Currently, Medicaid provides health benefits for some people with low incomes, including children, parents with dependent children, seniors and people with disabilities. As a result, if you have a disability, you may qualify for Medicaid if your income and assets meet your state’s requirements.

People with Disabilities and Medicaid Expansion Opt-In States

States opting into Medicaid expansion appear to be in the minority. For example, a July MSNBC analysis finds leaders in more than half the states have indicated they are against or appear to be leaning against expansion. States planning or leaning toward participating include Arkansas, California, Connecticut, Delaware, Hawaii, Illinois, Maryland, Minnesota, Oregon, Rhode Island, Vermont and Washington, and the District of Columbia.

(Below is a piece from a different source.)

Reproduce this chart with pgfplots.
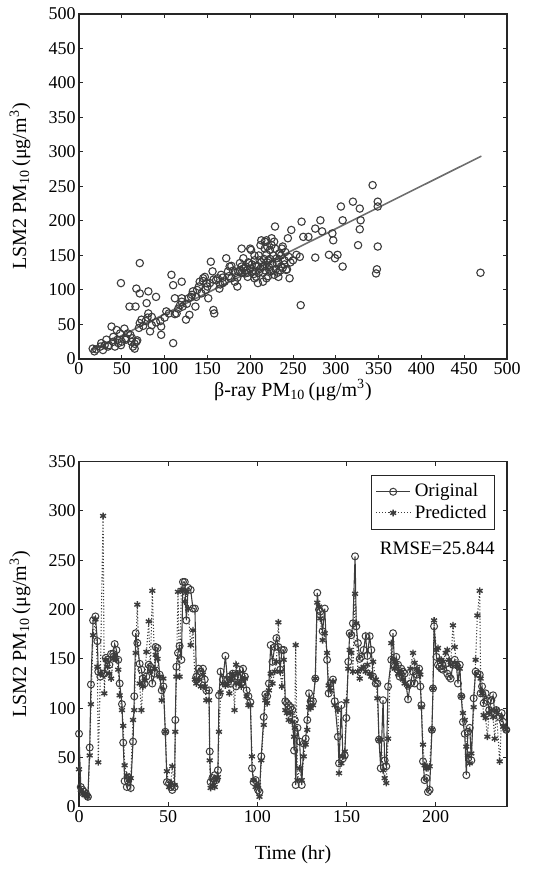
\documentclass[border=0pt]{standalone}
\usepackage{fontspec}
\setmainfont{Liberation Serif}
\usepackage{pgfplots}
\pgfplotsset{compat=1.18}
\definecolor{mk}{HTML}{3C3C3C}
\definecolor{fitc}{HTML}{6E6E6E}
\begin{document}
\begin{tikzpicture}
\path[use as bounding box] (0,0) rectangle (269.5pt,435pt);
\pgfplotsset{
  every axis/.append style={
    scale only axis, width=214pt, height=172.5pt,
    axis line style={line width=0.6pt, black!85},
    tick align=inside, tick pos=both, major tick length=2.2pt,
    every tick/.style={line width=0.5pt, black!85},
    /pgf/number format/assume math mode=true,
    tick label style={font=\fontsize{9}{10}\selectfont},
    xticklabel style={inner sep=1pt, yshift=-0.5pt},
    yticklabel style={inner sep=1.5pt},
    label style={font=\fontsize{10}{12}\selectfont},
  }
}
% ---------------- top: scatter ----------------
\begin{axis}[at={(39.5pt,255.5pt)}, anchor=south west,
  xmin=0, xmax=500, ymin=0, ymax=500,
  xtick={0,50,...,500}, ytick={0,50,...,500},
  xlabel={β-ray PM\textsubscript{10}\,(μg/m\textsuperscript{3})},
  ylabel={LSM2 PM\textsubscript{10}\,(μg/m\textsuperscript{3})},
  xlabel style={at={(axis description cs:0.5,-0.09)}, anchor=center},
  ylabel style={at={(axis description cs:-0.138,0.5)}, anchor=center},
]
\addplot[only marks, mark=o, mark size=1.85pt, mk, mark options={line width=0.55pt}] coordinates {
(16,15)(18,11)(26,23)(28,13)(32,28)(34,18)(38,47)(40,32)(42,18)(44,42)(46,23)(48,37)(49,20)
(53,44)(55,28)(57,37)(59,76)(61,25)(63,18)(65,15)(67,25)(66,76)(67,102)(71,139)(71,95)(73,57)
(71,52)(79,81)(81,98)(81,66)(83,40)(85,49)(85,61)(90,90)(96,47)(96,35)(49,110)(102,69)(108,122)
(110,107)(112,88)(110,23)(114,66)(118,78)(120,88)(120,112)(121,76)(125,57)(129,64)(131,90)(133,98)
(136,76)(137,90)(141,112)(143,95)(145,117)(147,119)(151,88)(149,110)(153,110)(154,141)(156,127)
(157,71)(158,66)(160,114)(164,102)(166,122)(168,110)(172,146)(174,127)(176,134)(178,117)(182,112)
(185,105)(186,127)(188,139)(190,160)(190,134)(192,146)(194,124)(195,134)(197,119)(199,139)(201,158)
(203,127)(205,143)(207,119)(209,110)(211,143)(213,172)(215,134)(217,160)(219,117)(219,172)(221,143)
(223,158)(225,175)(227,129)(229,192)(229,160)(231,139)(233,119)(234,153)(236,134)(238,163)(240,143)
(242,129)(244,175)(246,117)(248,187)(250,143)(254,151)(258,148)(260,199)(259,78)(262,177)(268,177)
(276,147)(276,189)(282,201)(284,185)(292,151)(296,182)(297,172)(299,146)(302,151)(306,221)(308,201)
(308,134)(320,228)(326,165)(328,218)(329,201)(328,188)(343,252)(349,228)(349,221)(349,163)(348,130)
(347,124)(469,125)
(188,128)(190,125)(192,131)(195,128)(197,125)(198,140)(200,131)(202,137)(204,123)(205,150)(206,128)
(208,135)(210,125)(210,150)(212,131)(213,140)(215,125)(216,145)(217,135)(218,128)(219,152)(220,140)
(221,120)(222,133)(223,145)(224,127)(225,165)(226,138)(227,150)(228,122)(230,130)(231,146)(232,125)
(233,140)(235,128)(236,150)(237,160)(238,132)(240,137)(241,155)(243,130)(245,148)(247,140)(200,160)
(205,117)(212,165)(217,170)(220,163)(228,170)(215,112)(180,128)(178,135)(183,125)(185,118)(175,120)
(170,112)(165,108)(168,118)(162,117)(157,115)(150,105)(148,100)(145,113)(140,105)(138,100)(132,93)
(128,88)(126,80)(120,83)(116,73)(112,65)(105,66)(100,60)(95,55)(90,53)(80,60)(78,55)(75,48)(60,35)
(55,30)(50,25)(45,28)(40,25)(35,20)(30,20)(25,18)(20,14)(62,30)(65,22)(68,27)(70,45)
};
\addplot[fitc, line width=0.8pt] coordinates {(16,13) (470,294)};
\end{axis}
% ---------------- bottom: time series ----------------
\begin{axis}[at={(39.5pt,31.65pt)}, anchor=south west,
  xmin=0, xmax=240, ymin=0, ymax=350,
  xtick={0,50,...,200}, ytick={0,50,...,350},
  xlabel={Time (hr)},
  ylabel={LSM2 PM\textsubscript{10}\,(μg/m\textsuperscript{3})},
  xlabel style={at={(axis description cs:0.5,-0.14)}, anchor=center},
  ylabel style={at={(axis description cs:-0.138,0.5)}, anchor=center},
  legend style={at={(0.972,0.961)}, anchor=north east, draw=black!85, line width=0.5pt,
     font=\fontsize{9.5}{11}\selectfont, inner sep=2pt, row sep=-1.5pt, cells={anchor=west}},
  legend cell align=left,
]
\pgfplotstableread{
t o p
0 74 38
1 20 17
2 17 13
3 15 12
4 13 12
5 10 10
6.0 60 52
6.7 124 104
7.9 189 174
9.2 193 190
10.3 168 142
10.8 137 45
12 132 135
13.5 135 295
14.2 135 115
15.0 151 149
16 149 142
17 144 135
18 155 130
19.2 155 150
20.0 165 154
21 159 149
22 149 139
22.8 125 113
24.1 104 98
24.8 65 82
25.6 26 42
26.8 20 32
28 29 27
29.0 19 29
30.3 66 88
31.0 112 98
31.8 176 156
32.7 166 205
34 145 125
35.0 139 98
35.8 130 122
36.8 125 128
37.8 132 157
39.1 144 188
40 142 137
41.1 125 219
42.5 135 140
43.0 162 154
44 161 150
45.2 134 132
46.4 118 108
47.3 122 130
48.4 76 76
49.3 25 36
50.5 24 20
51.5 20 24
52.3 17 41
53.6 20 22
54.0 88 76
54.6 142 132
55.5 156 218
56.4 163 132
57.4 149 220
58.3 228 220
59.3 228 208
60.2 189 218
61.2 222 201
62.6 220 164
63.9 201 179
65.0 201 129
65.8 132 125
67.1 140 129
68.3 137 122
69.5 140 134
70.5 129 122
71.4 118 108
72.9 118 108
73.3 56 47
73.8 25 19
74.8 29 22
76.1 32 20
77.0 27 27
77.9 37 30
78.5 113 76
79.4 137 116
80.7 129 125
82.1 153 123
83.2 129 125
84.3 132 115
85.3 125 130
86.2 135 135
87.2 130 98
88.1 122 144
89.1 132 135
90.0 139 125
91.0 125 122
92.0 140 129
93.0 132 130
94.0 118 112
95.0 112 103
96.1 106 103
97.0 39 51
97.9 25 27
99.0 27 20
100.4 17 22
101.2 15 10
102.2 51 47
103.6 91 83
104.5 114 108
105.5 112 105
106.5 125 118
107.5 164 135
108.5 147 125
109.7 162 137
110.7 171 147
111.8 162 187
112.8 139 137
113.8 159 122
114.8 159 149
115.7 107 98
116.6 105 95
117.6 103 88
118.7 101 95
119.6 98 86
120.6 57 71
121.0 88 80
121.5 22 164
122.5 80 27
123.7 66 39
124.9 22 27
126 64 51
127.1 69 63
128 88 78
129.0 115 101
129.9 107 100
131.2 107 103
132.5 130 130
133.6 217 207
134.6 200 203
135.3 198 191
136.6 178 169
137.8 201 176
139.1 149 156
140.0 115 123
141.0 125 118
142.4 129 127
143.4 107 103
145.2 71 98
145.8 44 34
147.1 103 44
148.0 49 51
149.0 52 56
149.9 90 107
151.0 147 140
151.8 176 159
152.7 174 156
153.6 186 137
154.8 254 216
155.5 183 186
156.4 166 137
157.4 150 130
158.3 152 140
159.6 159 142
160.7 173 137
161.7 153 144
163.0 173 135
163.9 159 132
164.9 132 147
166.4 125 129
167.3 125 110
168.2 68 68
169.2 39 68
170.5 108 37
171.4 47 29
172.3 41 24
173.3 122 69
175.1 149 166
176.1 176 149
177.0 142 140
177.9 152 144
178.9 144 135
179.8 132 137
180.7 140 134
181.7 137 129
182.6 135 125
184.5 109 122
185.8 125 140
187.3 137 156
188.2 125 146
189.5 134 140
190.7 140 137
191.4 122 134
192.0 103 101
192.9 46 63
193.8 27 42
194.8 29 39
195.7 15 39
196.6 17 41
197.9 78 78
198.5 120 120
199.1 183 189
200.4 152 159
201.3 144 161
202.2 142 149
203.2 140 149
204.1 139 147
205.6 145 156
206.5 135 159
207.5 132 149
208.4 130 144
209.7 144 184
210.7 149 162
211.6 144 144
212.5 125 142
213.5 144 140
214.4 112 112
215.3 86 95
216.3 74 88
217.2 32 61
218.1 76 52
219.1 80 44
220.0 47 54
221.3 110 101
222.4 137 149
223.4 135 194
224.7 134 219
225.2 115 130
226.0 122 115
226.9 105 93
228.0 115 90
229.0 107 71
230.0 98 95
231.2 108 98
232.2 113 91
233.1 95 69
234.0 98 98
235.9 91 46
237.0 95 91
237.8 86 81
239.6 78 78
}\ts
\addplot[mk, line width=0.55pt, mark=o, mark size=1.75pt, mark options={solid, line width=0.5pt}] table[x=t, y=o] {\ts};
\addlegendentry{Original}
\addplot[mk, line width=0.55pt, densely dotted, mark=asterisk, mark size=1.7pt, mark options={solid, line width=0.7pt}] table[x=t, y=p] {\ts};
\addlegendentry{Predicted}
\node[anchor=east, inner sep=0pt, font=\fontsize{9.5}{11}\selectfont] at (axis cs:233.3,262) {RMSE=25.844};
\end{axis}
\end{tikzpicture}
\end{document}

Starting in 2014, people with disabilities living in participating states will find it easier to get Medicaid. The expansion means that any adult who earns less than 133 percent of the federal poverty level in these states can sign up for Medicaid – regardless of whether they are disabled and their assets generally are not considered when determining eligibility.

People with Disabilities and States Opting Out of Medicaid Expansion

States indicating they will not or likely will not expand Medicaid (based on the same MSNBC analysis) include Alabama, Alaska, Arizona, Florida, Georgia, Idaho, Indiana, Iowa, Kansas, Louisiana, Maine, Michigan, Mississippi, Missouri, Nebraska, Nevada, New Hampshire, New Jersey, North Dakota, Ohio, Oklahoma, Pennsylvania, South Carolina, South Dakota, Tennessee, Texas, Utah, Virginia, Wisconsin and Wyoming.

While many states have not fully committed one way or another, states that choose to opt out of the Medicaid expansion may find they are creating a new “at risk” population: individuals and their families who are required to have healthcare coverage, but are unable to qualify for Medicaid and unable to afford private coverage.

Some people may benefit from state exchanges, which will come online in 2014 and are designed to help people and small businesses find affordable healthcare coverage.

ACA also provides tax credits for premiums to people with income between 100 percent and 400 percent of the federal poverty level ($23,050 to $92,000 annually in 2012 for a family of four). The premium credit varies based on income. The person pays a portion of the premium, and a tax credit may cover the rest or a significant portion of the remaining premium, depending on the type of plan selected. However, even that may be more than some individuals with limited means can afford.